Though the Obama administration has insisted that it is determined to see democracy restored in Honduras, it has been slow to take real measures aimed at pressuring the coup regime.  It wasn’t until late last week that the State Department finally decided to cancel the visas of key coup leaders like de facto president Roberto Micheletti and terminate roughly 15% of US aid to Honduras.  These meek and overdue steps stand in striking contrast with the US government’s response to other recent coups, like those of Madagascar and Mauritania, where the US was quick to suspend the totality of its major Millennium Challenge aid programs.
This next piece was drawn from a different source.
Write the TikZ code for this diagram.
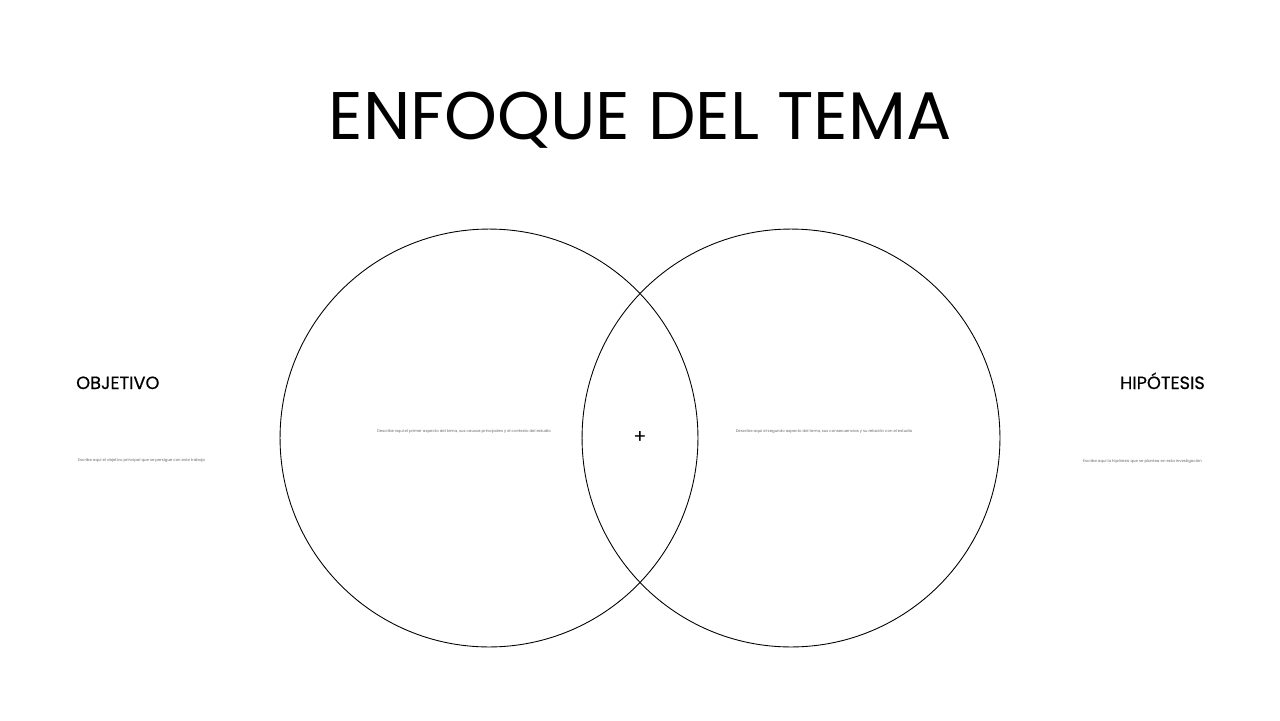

The reasons for the administration’s foot-dragging on Honduras are not clear but many suspect that high-paid lobbyists working for pro-coup Honduran businesses have played a significant behind-the-scenes role. It also appears likely that the administration has partly caved under the intense pressure exerted by ultra right-wing Republicans like Connie Mack of Florida, Dana Rohrabacher of California and Senator De Mint of South Carolina.
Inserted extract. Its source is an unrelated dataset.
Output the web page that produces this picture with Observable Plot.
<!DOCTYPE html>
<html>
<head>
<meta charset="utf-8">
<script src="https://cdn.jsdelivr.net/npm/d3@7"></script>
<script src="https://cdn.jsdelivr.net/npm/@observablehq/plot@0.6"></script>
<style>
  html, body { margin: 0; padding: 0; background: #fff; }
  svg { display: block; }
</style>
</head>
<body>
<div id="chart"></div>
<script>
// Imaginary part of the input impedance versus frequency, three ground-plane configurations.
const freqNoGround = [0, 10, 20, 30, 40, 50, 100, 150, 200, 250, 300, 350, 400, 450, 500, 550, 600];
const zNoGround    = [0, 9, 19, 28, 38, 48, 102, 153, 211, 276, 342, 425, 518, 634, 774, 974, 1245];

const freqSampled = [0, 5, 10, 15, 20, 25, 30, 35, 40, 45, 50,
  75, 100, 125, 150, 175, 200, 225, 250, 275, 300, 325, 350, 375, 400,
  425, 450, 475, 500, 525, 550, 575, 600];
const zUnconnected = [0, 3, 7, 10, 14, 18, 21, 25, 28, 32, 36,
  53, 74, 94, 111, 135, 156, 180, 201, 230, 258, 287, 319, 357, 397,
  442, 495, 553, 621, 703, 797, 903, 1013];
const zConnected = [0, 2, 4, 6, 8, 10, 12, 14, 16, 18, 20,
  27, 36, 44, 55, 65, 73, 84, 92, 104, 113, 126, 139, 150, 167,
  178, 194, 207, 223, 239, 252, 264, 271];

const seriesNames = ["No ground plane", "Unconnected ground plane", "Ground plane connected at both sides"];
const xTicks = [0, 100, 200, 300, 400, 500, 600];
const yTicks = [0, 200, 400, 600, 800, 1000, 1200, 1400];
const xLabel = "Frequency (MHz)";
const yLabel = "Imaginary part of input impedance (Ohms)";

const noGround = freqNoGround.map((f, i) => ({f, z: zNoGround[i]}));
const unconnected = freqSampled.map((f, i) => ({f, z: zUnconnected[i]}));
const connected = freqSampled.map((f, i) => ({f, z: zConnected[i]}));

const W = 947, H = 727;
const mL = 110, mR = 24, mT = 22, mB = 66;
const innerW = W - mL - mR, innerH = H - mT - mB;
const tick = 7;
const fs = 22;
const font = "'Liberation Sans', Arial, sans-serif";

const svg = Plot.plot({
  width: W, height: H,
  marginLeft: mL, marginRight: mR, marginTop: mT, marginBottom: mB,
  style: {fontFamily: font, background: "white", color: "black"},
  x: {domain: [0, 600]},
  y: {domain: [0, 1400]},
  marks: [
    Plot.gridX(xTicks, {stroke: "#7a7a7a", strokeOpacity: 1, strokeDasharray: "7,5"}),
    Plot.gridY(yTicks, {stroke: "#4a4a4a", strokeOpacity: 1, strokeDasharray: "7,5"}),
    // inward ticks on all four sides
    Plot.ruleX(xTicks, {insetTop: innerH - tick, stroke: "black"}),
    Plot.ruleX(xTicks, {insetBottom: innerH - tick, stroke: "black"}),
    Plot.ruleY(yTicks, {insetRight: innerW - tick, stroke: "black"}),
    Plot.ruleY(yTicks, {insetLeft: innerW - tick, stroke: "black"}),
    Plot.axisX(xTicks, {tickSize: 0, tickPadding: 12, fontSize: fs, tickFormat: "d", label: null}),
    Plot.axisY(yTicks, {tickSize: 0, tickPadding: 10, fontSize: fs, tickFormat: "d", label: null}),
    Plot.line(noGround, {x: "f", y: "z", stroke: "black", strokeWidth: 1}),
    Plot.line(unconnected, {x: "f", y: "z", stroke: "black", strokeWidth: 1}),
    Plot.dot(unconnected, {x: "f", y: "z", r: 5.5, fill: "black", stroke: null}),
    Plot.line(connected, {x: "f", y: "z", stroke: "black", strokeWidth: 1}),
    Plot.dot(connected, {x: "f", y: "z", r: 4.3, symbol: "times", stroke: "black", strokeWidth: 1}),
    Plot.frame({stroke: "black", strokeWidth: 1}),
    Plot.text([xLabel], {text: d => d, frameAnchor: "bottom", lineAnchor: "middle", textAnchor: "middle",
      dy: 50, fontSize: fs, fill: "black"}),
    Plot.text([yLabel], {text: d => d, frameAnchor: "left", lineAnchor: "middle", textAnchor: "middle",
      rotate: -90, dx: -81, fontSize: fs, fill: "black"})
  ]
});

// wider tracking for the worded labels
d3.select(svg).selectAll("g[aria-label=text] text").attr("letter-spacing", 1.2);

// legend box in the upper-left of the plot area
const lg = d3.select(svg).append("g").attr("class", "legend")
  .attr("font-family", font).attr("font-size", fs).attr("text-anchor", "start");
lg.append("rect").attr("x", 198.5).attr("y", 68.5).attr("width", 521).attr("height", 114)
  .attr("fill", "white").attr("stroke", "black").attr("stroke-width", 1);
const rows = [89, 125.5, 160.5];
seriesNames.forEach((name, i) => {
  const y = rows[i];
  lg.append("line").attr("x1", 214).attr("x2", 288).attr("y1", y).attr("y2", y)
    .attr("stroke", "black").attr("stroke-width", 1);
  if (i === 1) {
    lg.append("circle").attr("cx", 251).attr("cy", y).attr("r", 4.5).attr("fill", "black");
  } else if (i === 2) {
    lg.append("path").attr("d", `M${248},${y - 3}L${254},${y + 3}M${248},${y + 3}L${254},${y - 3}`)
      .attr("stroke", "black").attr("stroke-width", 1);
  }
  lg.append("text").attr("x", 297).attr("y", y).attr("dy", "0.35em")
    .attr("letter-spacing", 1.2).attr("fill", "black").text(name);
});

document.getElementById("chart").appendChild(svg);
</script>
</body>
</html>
Regardless of what the reasons may be, it is high time for the US administration to stop its dilly-dallying and show Honduras and the world that it is serious about upholding democratic rule in the region.  This means that unambiguous measures must be taken, such as freezing the US-based assets of the coup regime, cutting off all forms of non-humanitarian assistance and making a clear determination that a military coup has taken place.  If the US fails to act decisively to reverse this coup, our neighbors will understandably begin to doubt that real change has come to US policy towards Latin America.